Verification evidence — proof the fix held. Test data flowing end-to-end. Slot lag stabilizing. Error rate returning to baseline. With actual values from the post-fix state.
Recommendations binned by urgency — Immediate (alerting/monitoring), Process (runbooks, comms), Configuration (settings changes). Bins force the user to think about timeline, not just "stuff to do".

Anti-patterns to avoid

Vague timelines: "The next morning we noticed..." — when? What did "noticed" actually mean? Who saw what?
Single-layer root cause: stopping at the trigger event without explaining the masking mechanism. If the system appeared healthy, that masking is the root cause for the duration of the outage.
Resolution without rationale: a list of commands with no explanation of why this order or why this approach. That's a runbook, not an RCA.
Hand-wavy recommendations: "improve monitoring" is not actionable. "Alert when pg_wal_lsn_diff(pg_current_wal_lsn(), confirmed_flush_lsn) > 100MB for 5+ minutes" is.
Skipping the failed approaches: every dead end you don't document is a trap for the next person.
No verification: closing the report without proof the fix actually worked. This is how RCAs become folklore.

Workflow

Confirm the incident is resolved or contained. If still actively firing, defer this skill.
Mine existing context first. Conversation transcripts, scrollback, prior notes — extract everything you can before asking the user questions.
Walk the investigation checklist (references/investigation-checklist.md).

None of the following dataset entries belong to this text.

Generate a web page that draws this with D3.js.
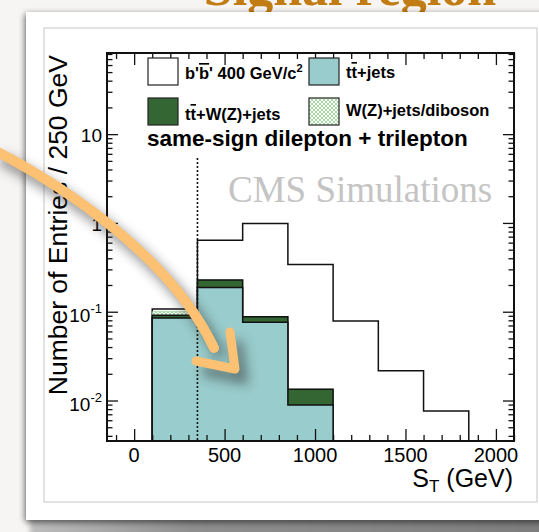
<!DOCTYPE html>
<html>
<head>
<meta charset="utf-8">
<script src="https://cdn.jsdelivr.net/npm/d3@7/dist/d3.min.js"></script>
<style>
  html, body { margin: 0; padding: 0; background: #f7f5f3; }
  svg { display: block; }
  text { font-family: "Liberation Sans", Arial, Helvetica, sans-serif; }
</style>
</head>
<body>
<svg id="chart" width="539" height="532"></svg>
<script>
// S_T distribution, 250 GeV bins, stacked backgrounds with the b'b' signal on top
const binEdges = [100, 350, 600, 850, 1100, 1350, 1600, 1850];
const ttJets   = [0.085, 0.187, 0.076, 0.0089, 0, 0, 0];
const ttVJets  = [0.006, 0.041, 0.012, 0.0045, 0, 0, 0];
const vJetsVV  = [0.009, 0.0005, 0, 0, 0, 0, 0];
const signal   = [0.007, 0.41, 0.90, 0.327, 0.0787, 0.0216, 0.0076];
const xTickLabels = ["0", "500", "1000", "1500", "2000"];
const yTickLabels = [
  { v: 0.01, base: "10", exp: "-2" },
  { v: 0.1,  base: "10", exp: "-1" },
  { v: 1,    base: "1",  exp: null },
  { v: 10,   base: "10", exp: null }
];
const cutValue = 350;

const svg = d3.select("#chart");
const defs = svg.append("defs");

// ---------- slide card ----------
const cardShadow = defs.append("filter").attr("id", "cardShadow")
  .attr("x", "-10%").attr("y", "-10%").attr("width", "120%").attr("height", "120%");
cardShadow.append("feGaussianBlur").attr("in", "SourceAlpha").attr("stdDeviation", 3);
cardShadow.append("feOffset").attr("dx", -1).attr("dy", 2).attr("result", "off");
cardShadow.append("feComponentTransfer").append("feFuncA").attr("type", "linear").attr("slope", 0.6);
const cm = cardShadow.append("feMerge");
cm.append("feMergeNode");
cm.append("feMergeNode").attr("in", "SourceGraphic");

const softBlur = defs.append("filter").attr("id", "softBlur")
  .attr("x", "-10%").attr("y", "-100%").attr("width", "120%").attr("height", "300%");
softBlur.append("feGaussianBlur").attr("stdDeviation", 2.5);

const bottomShade = defs.append("linearGradient").attr("id", "bottomShade")
  .attr("x1", 0).attr("x2", 1).attr("y1", 0).attr("y2", 0);
bottomShade.append("stop").attr("offset", "0%").attr("stop-color", "#bdbdbd");
bottomShade.append("stop").attr("offset", "30%").attr("stop-color", "#8e8e8e");
bottomShade.append("stop").attr("offset", "100%").attr("stop-color", "#7c7c7c");

// title partly above the card
svg.append("text")
  .attr("x", 350).attr("y", 5)
  .attr("text-anchor", "middle")
  .style("font-family", "'Liberation Serif', 'DejaVu Serif', serif")
  .style("font-weight", "bold")
  .style("font-size", "52px")
  .attr("fill", "#c27c14")
  .text("Signal region");

// page-curl shadow under the card
svg.append("rect")
  .attr("x", 30).attr("y", 517).attr("width", 540).attr("height", 22)
  .attr("fill", "url(#bottomShade)")
  .attr("filter", "url(#softBlur)");

svg.append("rect")
  .attr("x", 26).attr("y", 12).attr("width", 540).attr("height", 508)
  .attr("fill", "#ffffff")
  .attr("filter", "url(#cardShadow)");

svg.append("rect")
  .attr("x", 44).attr("y", 28).attr("width", 493).attr("height", 474)
  .attr("fill", "#ffffff")
  .attr("stroke", "#cfcfcf").attr("stroke-width", 1.2);

// ---------- plot frame ----------
const frame = { left: 107, right: 514, top: 53, bottom: 441 };
const x = d3.scaleLinear().domain([-150, 2100]).range([frame.left, frame.right]);
const yMin = 0.0035, yMax = 82;
const y = d3.scaleLog().domain([yMin, yMax]).range([frame.bottom, frame.top]);

defs.append("clipPath").attr("id", "plotClip").append("rect")
  .attr("x", frame.left).attr("y", frame.top)
  .attr("width", frame.right - frame.left).attr("height", frame.bottom - frame.top);

// cross-hatch for W(Z)+jets/diboson
const hatch = defs.append("pattern").attr("id", "hatch")
  .attr("patternUnits", "userSpaceOnUse").attr("width", 4).attr("height", 4);
hatch.append("rect").attr("width", 4).attr("height", 4).attr("fill", "#ffffff");
hatch.append("path").attr("d", "M0,0 L4,4 M4,0 L0,4")
  .attr("stroke", "#8fcf8f").attr("stroke-width", 0.8);

const colors = {
  tt: "#99cccc",
  ttV: "#336633",
  vv: "url(#hatch)",
  sig: "#ffffff"
};

// stacked table
const table = binEdges.slice(0, -1).map((e, i) => ({
  x0: e, x1: binEdges[i + 1],
  tt: ttJets[i], ttV: ttVJets[i], vv: vJetsVV[i], sig: signal[i]
}));
const keys = ["tt", "ttV", "vv", "sig"];
const series = d3.stack().keys(keys)(table);

const clampY = v => y(Math.max(v, yMin));
const stepArea = d3.area()
  .curve(d3.curveStepAfter)
  .x(d => x(d.edge))
  .y0(frame.bottom + 2)
  .y1(d => clampY(d.top));

const plot = svg.append("g").attr("clip-path", "url(#plotClip)");

// draw from the cumulative top layer down so lower layers sit in front
series.slice().reverse().forEach(s => {
  const pts = s.map(d => ({ edge: d.data.x0, top: d[1] }));
  pts.push({ edge: s[s.length - 1].data.x1, top: s[s.length - 1][1] });
  plot.append("path")
    .datum(pts)
    .attr("d", stepArea)
    .attr("fill", colors[s.key])
    .attr("stroke", s.key === "vv" ? "#8fcf8f" : "#111")
    .attr("stroke-width", s.key === "vv" ? 0.8 : 1.5)
    .attr("stroke-linejoin", "miter");
});

// selection cut
plot.append("line")
  .attr("x1", x(cutValue)).attr("x2", x(cutValue))
  .attr("y1", 158).attr("y2", frame.bottom)
  .attr("stroke", "#111").attr("stroke-width", 1.6)
  .attr("stroke-dasharray", "2,2");

// ---------- axes ----------
const xMajor = [0, 500, 1000, 1500, 2000];
const xMinor = d3.range(-100, 2101, 100).filter(v => v % 500 !== 0);
const decades = [-3, -2, -1, 0, 1];
const yAll = [];
decades.forEach(d => { for (let k = 1; k <= 9; k++) { const v = k * Math.pow(10, d); if (v >= yMin && v <= yMax) yAll.push(v); } });
const yMajor = yAll.filter(v => Math.abs(Math.log10(v) - Math.round(Math.log10(v))) < 1e-9);
const yMinor = yAll.filter(v => !yMajor.includes(v));

function tickAxis(axis, transform) {
  const g = svg.append("g").attr("transform", transform).call(axis);
  g.select(".domain").remove();
  g.selectAll("text").remove();
  g.selectAll("line").attr("stroke", "#111").attr("stroke-width", 1.3);
  return g;
}
tickAxis(d3.axisBottom(x).tickValues(xMajor).tickSize(-12), `translate(0,${frame.bottom})`);
tickAxis(d3.axisBottom(x).tickValues(xMinor).tickSize(-6), `translate(0,${frame.bottom})`);
tickAxis(d3.axisTop(x).tickValues(xMajor).tickSize(-12), `translate(0,${frame.top})`);
tickAxis(d3.axisTop(x).tickValues(xMinor).tickSize(-6), `translate(0,${frame.top})`);
tickAxis(d3.axisLeft(y).tickValues(yMajor).tickSize(-11), `translate(${frame.left},0)`);
tickAxis(d3.axisLeft(y).tickValues(yMinor).tickSize(-5.5), `translate(${frame.left},0)`);
tickAxis(d3.axisRight(y).tickValues(yMajor).tickSize(-11), `translate(${frame.right},0)`);
tickAxis(d3.axisRight(y).tickValues(yMinor).tickSize(-5.5), `translate(${frame.right},0)`);

svg.append("rect")
  .attr("x", frame.left).attr("y", frame.top)
  .attr("width", frame.right - frame.left).attr("height", frame.bottom - frame.top)
  .attr("fill", "none").attr("stroke", "#111").attr("stroke-width", 2);

// x tick labels
svg.append("g").selectAll("text").data(xMajor).join("text")
  .attr("x", d => x(d)).attr("y", 462)
  .attr("text-anchor", "middle")
  .style("font-size", "20px")
  .text((d, i) => xTickLabels[i]);

// y tick labels
const yl = svg.append("g").selectAll("text").data(yTickLabels).join("text")
  .attr("x", 102)
  .attr("y", d => y(d.v) + (d.exp ? 10 : 8))
  .attr("text-anchor", "end")
  .style("font-size", "19px");
yl.append("tspan").text(d => d.base);
yl.filter(d => d.exp).append("tspan")
  .attr("dy", -9).style("font-size", "13px").text(d => d.exp);

// axis titles
const xt = svg.append("text")
  .attr("x", 513).attr("y", 487)
  .attr("text-anchor", "end")
  .style("font-size", "25px");
xt.append("tspan").text("S");
xt.append("tspan").attr("dy", 5).style("font-size", "17px").text("T");
xt.append("tspan").attr("dy", -5).text(" (GeV)");

svg.append("text")
  .attr("transform", "translate(67,55) rotate(-90)")
  .attr("text-anchor", "end")
  .style("font-size", "26.5px")
  .text("Number of Entries / 250 GeV");

// ---------- legend ----------
const legend = [
  { label: "sig", fill: "#ffffff", bx: 148, by: 58 },
  { label: "tt",  fill: "#99cccc", bx: 309, by: 58 },
  { label: "ttV", fill: "#336633", bx: 148, by: 98 },
  { label: "vv",  fill: "url(#hatch)", bx: 309, by: 98 }
];
const lg = svg.append("g");
lg.selectAll("rect").data(legend).join("rect")
  .attr("x", d => d.bx).attr("y", d => d.by)
  .attr("width", 30).attr("height", 27)
  .attr("fill", d => d.fill)
  .attr("stroke", "#222").attr("stroke-width", 1.2);

function legendText(xp, yp) {
  return lg.append("text").attr("x", xp).attr("y", yp)
    .style("font-size", "16.5px").style("font-weight", "bold");
}
const t1 = legendText(185, 79);
t1.append("tspan").text("b'");
t1.append("tspan").style("text-decoration", "overline").text("b");
t1.append("tspan").text("' 400 GeV/c");
t1.append("tspan").attr("dy", -7).style("font-size", "11px").text("2");

const t2 = legendText(346, 78);
t2.append("tspan").text("t");
t2.append("tspan").style("text-decoration", "overline").text("t");
t2.append("tspan").text("+jets");

const t3 = legendText(185, 120);
t3.append("tspan").text("t");
t3.append("tspan").style("text-decoration", "overline").text("t");
t3.append("tspan").text("+W(Z)+jets");

legendText(346, 116).text("W(Z)+jets/diboson");

svg.append("text")
  .attr("x", 147).attr("y", 146)
  .style("font-size", "22.5px").style("font-weight", "bold")
  .text("same-sign dilepton + trilepton");

svg.append("text")
  .attr("x", 228).attr("y", 202)
  .style("font-family", "'Liberation Serif', 'Times New Roman', serif")
  .style("font-size", "37px")
  .attr("fill", "#c4c4c4")
  .text("CMS Simulations");

// ---------- annotation arrow ----------
const arrowShadow = defs.append("filter").attr("id", "arrowShadow")
  .attr("x", "-30%").attr("y", "-30%").attr("width", "160%").attr("height", "160%");
arrowShadow.append("feGaussianBlur").attr("stdDeviation", 6);

const shaft = "M-6,150 C60,184 170,255 214,348";
const head = "M230,332 L235,369 L196,361";
const arrowG = svg.append("g");
const sh = arrowG.append("g").attr("transform", "translate(7,9)")
  .attr("filter", "url(#arrowShadow)").attr("opacity", 0.55);
sh.append("path").attr("d", shaft).attr("fill", "none").attr("stroke", "#333").attr("stroke-width", 11);
sh.append("path").attr("d", head).attr("fill", "none").attr("stroke", "#333").attr("stroke-width", 11);

arrowG.append("path").attr("d", shaft)
  .attr("fill", "none").attr("stroke", "#fcc172").attr("stroke-width", 10)
  .attr("stroke-linecap", "round");
arrowG.append("path").attr("d", head)
  .attr("fill", "none").attr("stroke", "#fcc172").attr("stroke-width", 9)
  .attr("stroke-linecap", "round").attr("stroke-linejoin", "round");
</script>
</body>
</html>
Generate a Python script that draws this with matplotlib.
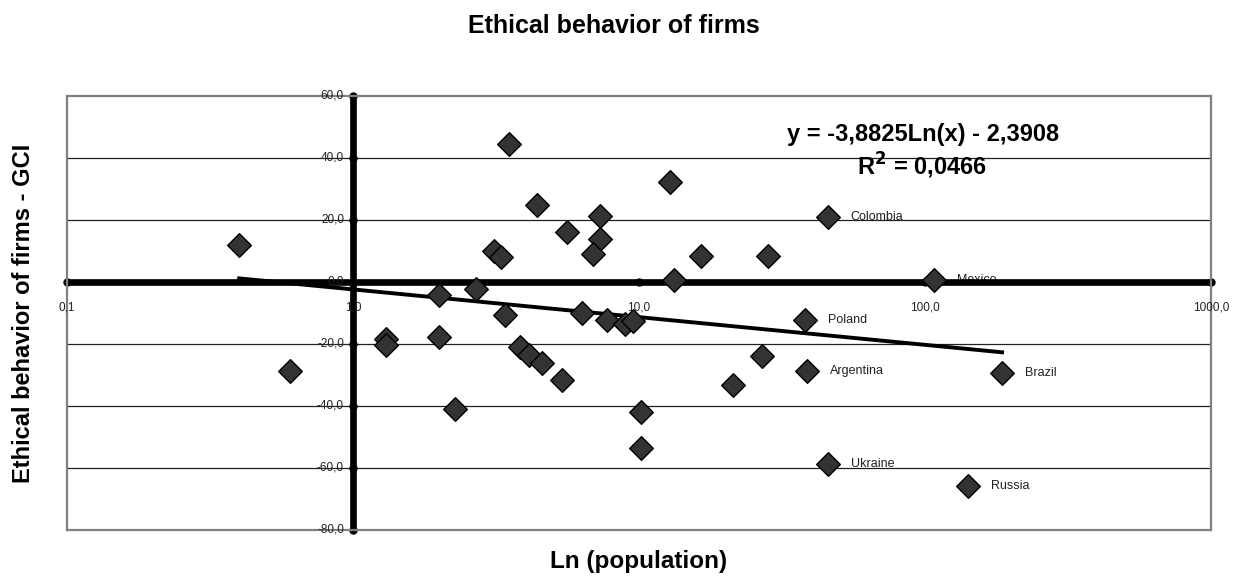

Fill gaps by asking targeted questions or running diagnostic commands. Do this even for "small" incidents — the structure forces depth.
Capture state snapshots. If the system is reachable, grab the current healthy state values now (slot lag, queue depth, error rate, etc.) — these go in the verification section. Lose them and you can't prove the fix.
Draft the report using templates/rca-report.md. Fill every section; if a section truly doesn't apply, write "N/A — [reason]" rather than deleting it.
Validate against the quality rubric (references/quality-rubric.md). Fix any rubric failures before presenting.
Save to <topic>-rca-<YYYY-MM-DD>.md in CWD.
Show the user the file path and offer to walk through any section. Don't dump the full report into chat unless asked — they'll read the file.